▸ Short problem: In the material below, list every line carrying the string "this".

▸ Record list:
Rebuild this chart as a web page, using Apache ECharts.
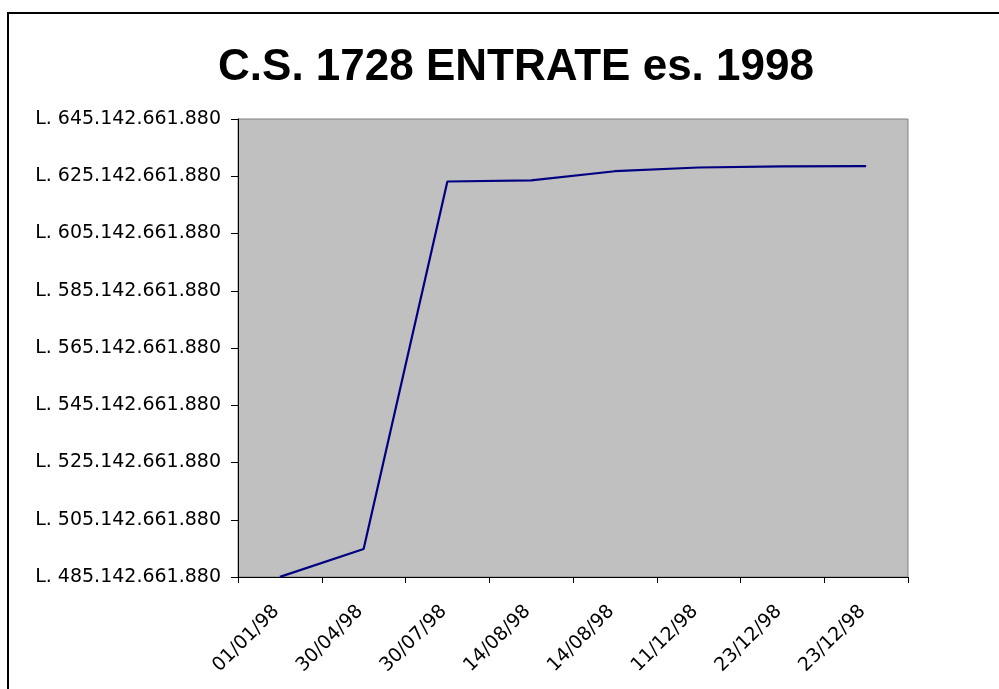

...

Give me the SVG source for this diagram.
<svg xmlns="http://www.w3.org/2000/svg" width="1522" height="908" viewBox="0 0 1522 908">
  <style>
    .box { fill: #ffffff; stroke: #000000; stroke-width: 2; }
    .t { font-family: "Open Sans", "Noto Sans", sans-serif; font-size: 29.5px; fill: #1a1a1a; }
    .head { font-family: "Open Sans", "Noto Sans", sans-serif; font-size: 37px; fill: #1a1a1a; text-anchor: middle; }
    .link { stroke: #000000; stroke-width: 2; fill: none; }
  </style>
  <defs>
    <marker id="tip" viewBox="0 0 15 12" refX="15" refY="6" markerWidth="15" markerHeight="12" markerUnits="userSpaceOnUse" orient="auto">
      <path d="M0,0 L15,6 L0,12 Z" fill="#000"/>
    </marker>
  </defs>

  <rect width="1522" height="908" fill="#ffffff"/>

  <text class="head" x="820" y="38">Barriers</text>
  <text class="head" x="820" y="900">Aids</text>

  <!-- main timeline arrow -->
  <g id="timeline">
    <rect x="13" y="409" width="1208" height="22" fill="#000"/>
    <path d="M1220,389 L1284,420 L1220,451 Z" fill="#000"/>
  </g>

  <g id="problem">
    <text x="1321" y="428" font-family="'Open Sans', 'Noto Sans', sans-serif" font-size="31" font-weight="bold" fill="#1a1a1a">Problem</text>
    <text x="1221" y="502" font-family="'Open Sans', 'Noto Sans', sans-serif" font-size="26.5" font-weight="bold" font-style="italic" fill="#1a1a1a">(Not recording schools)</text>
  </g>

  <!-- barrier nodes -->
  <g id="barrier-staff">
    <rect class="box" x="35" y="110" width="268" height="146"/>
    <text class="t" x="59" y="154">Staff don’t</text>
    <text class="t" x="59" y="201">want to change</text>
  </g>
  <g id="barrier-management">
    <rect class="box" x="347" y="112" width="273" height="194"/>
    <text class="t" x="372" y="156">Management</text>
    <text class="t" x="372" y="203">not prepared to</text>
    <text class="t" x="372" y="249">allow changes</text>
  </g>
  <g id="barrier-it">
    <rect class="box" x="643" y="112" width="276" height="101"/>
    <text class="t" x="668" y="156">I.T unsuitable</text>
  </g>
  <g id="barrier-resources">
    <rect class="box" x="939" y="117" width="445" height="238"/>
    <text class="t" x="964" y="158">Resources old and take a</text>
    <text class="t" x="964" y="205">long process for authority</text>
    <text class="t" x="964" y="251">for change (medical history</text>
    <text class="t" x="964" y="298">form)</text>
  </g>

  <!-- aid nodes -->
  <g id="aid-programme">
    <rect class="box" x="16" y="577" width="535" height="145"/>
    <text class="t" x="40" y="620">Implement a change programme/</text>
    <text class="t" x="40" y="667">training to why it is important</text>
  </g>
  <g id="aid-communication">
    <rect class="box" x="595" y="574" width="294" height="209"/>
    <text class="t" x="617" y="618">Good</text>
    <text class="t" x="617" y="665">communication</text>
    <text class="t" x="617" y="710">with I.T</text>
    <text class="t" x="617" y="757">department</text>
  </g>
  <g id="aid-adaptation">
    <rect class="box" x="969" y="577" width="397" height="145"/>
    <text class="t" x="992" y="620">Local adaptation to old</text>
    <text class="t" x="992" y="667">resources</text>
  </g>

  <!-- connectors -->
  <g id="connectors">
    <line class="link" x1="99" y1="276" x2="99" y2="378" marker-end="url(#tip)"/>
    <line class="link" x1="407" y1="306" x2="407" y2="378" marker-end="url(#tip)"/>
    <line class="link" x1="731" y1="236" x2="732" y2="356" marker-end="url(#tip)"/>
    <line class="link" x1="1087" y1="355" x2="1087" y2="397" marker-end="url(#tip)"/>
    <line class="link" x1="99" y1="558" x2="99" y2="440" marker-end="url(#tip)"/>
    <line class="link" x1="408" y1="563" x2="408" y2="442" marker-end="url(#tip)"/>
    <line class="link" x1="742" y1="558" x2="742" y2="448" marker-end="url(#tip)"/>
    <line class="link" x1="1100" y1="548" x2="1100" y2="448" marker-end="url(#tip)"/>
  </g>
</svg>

▸ Full answer:
Rebuild this chart as a web page, using Apache ECharts.
Give me the SVG source for this diagram.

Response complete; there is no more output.